As we read one editorial after another expressing outrage at Penn State’s failure to respond to complaints regarding Sandusky, and try to wrap our minds around the consequences of this “scandal,” we should step back and remember that U.S. universities have a long history of failing victims of sexual assault. That was the general point of an editorial I wrote for The Guardian yesterday. I thought I’d follow that editorial up with some more focused “unpacking” of the issues that this story raises.
My first impulse regarding the Penn State story is to look back at that long-problematic football program – The University of Colorado, Boulder – and the legal precedents it created via its “deliberate indifference” to the behavior of its players.
The University of Colorado football program has spent the past two decades up to its neck in trouble – so many women have accused its football players of rape that it became hard not to think of the program as the living embodiment of a “rape culture.”
In 2007, the university settled a complaint filed by two students who were raped by football players. The students had been encouraged to invite four players over one evening. 20 players and recruits turned up – they raped both women, and a third later that evening. Other women also reported being harassed at the same party.
The students chose not to file a complaint within the university. Instead, they filed a federal lawsuit against the campus. (Given how poorly such complaints are handled, one can hardly blame them.)
The complaint argued that the players had been told to expect sex; that the football program knew that sending the players to their apartment might put those women at risk. They accused the university of deliberate indifference to the environment of harassment and sexual abuse they created through their football program.
That case was initially dismissed because the students did not use the university’s procedures for filing Title IX complaints. The students appealed the district court’s decision. The court of appeals reinstated the case.

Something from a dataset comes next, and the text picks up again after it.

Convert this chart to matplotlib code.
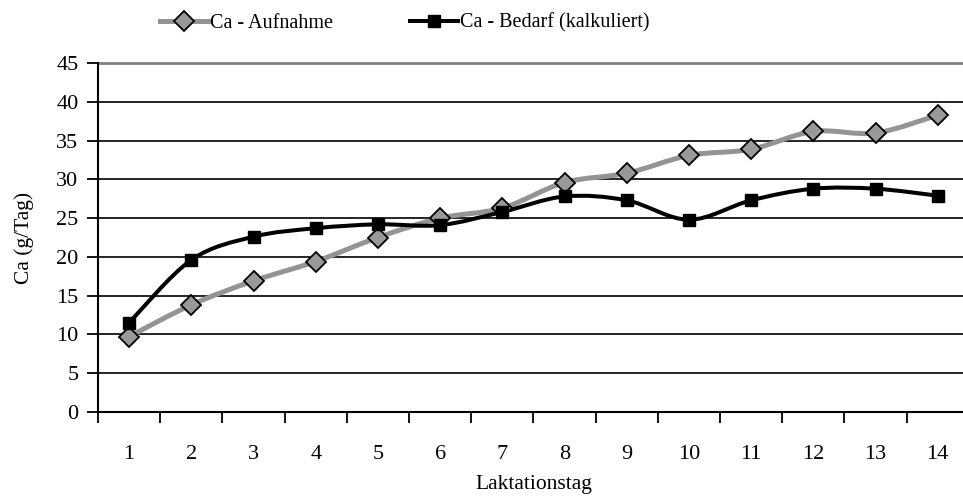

In its decision reinstating the lawsuit, the court found that there was evidence that the football program had a policy of showing recruits a ‘good time,’ that the sexual assaults happened because the campus failed to supervise its players and the recruits they were entertaining, and that it was reasonable to expect that such misconduct would result from these conditions – in failing to supervise its players, the administration showed “deliberate indifference” to the problem. For that reason, the women could press their case. The National Council of Higher Education Risk Management describes the results economically:
By the time of the assaults on Ms. Simpson, Ms. Gilmore, and others, the CU football coach had general knowledge of the serious risk of sexual assault during college football recruiting efforts and that the need for more or different training of players and hosts was so obvious that the failure to respond was clearly “deliberate indifference” to the need. The court found:
1. The head football coach had general knowledge of the serious risk of sexual harassment and assault during college football recruiting visits;
2. The coach knew that sexual assaults had occurred during prior recruiting visits;
3. Even with this knowledge, the coach continued to maintain an unsupervised player?host recruiting program designed to show recruits “a good time”; and
4. The head football coach was aware of prior incidents of sexual assault both because of incidents reported to him as well as the fact that he refused to work toward changing the culture regarding recruiting visits.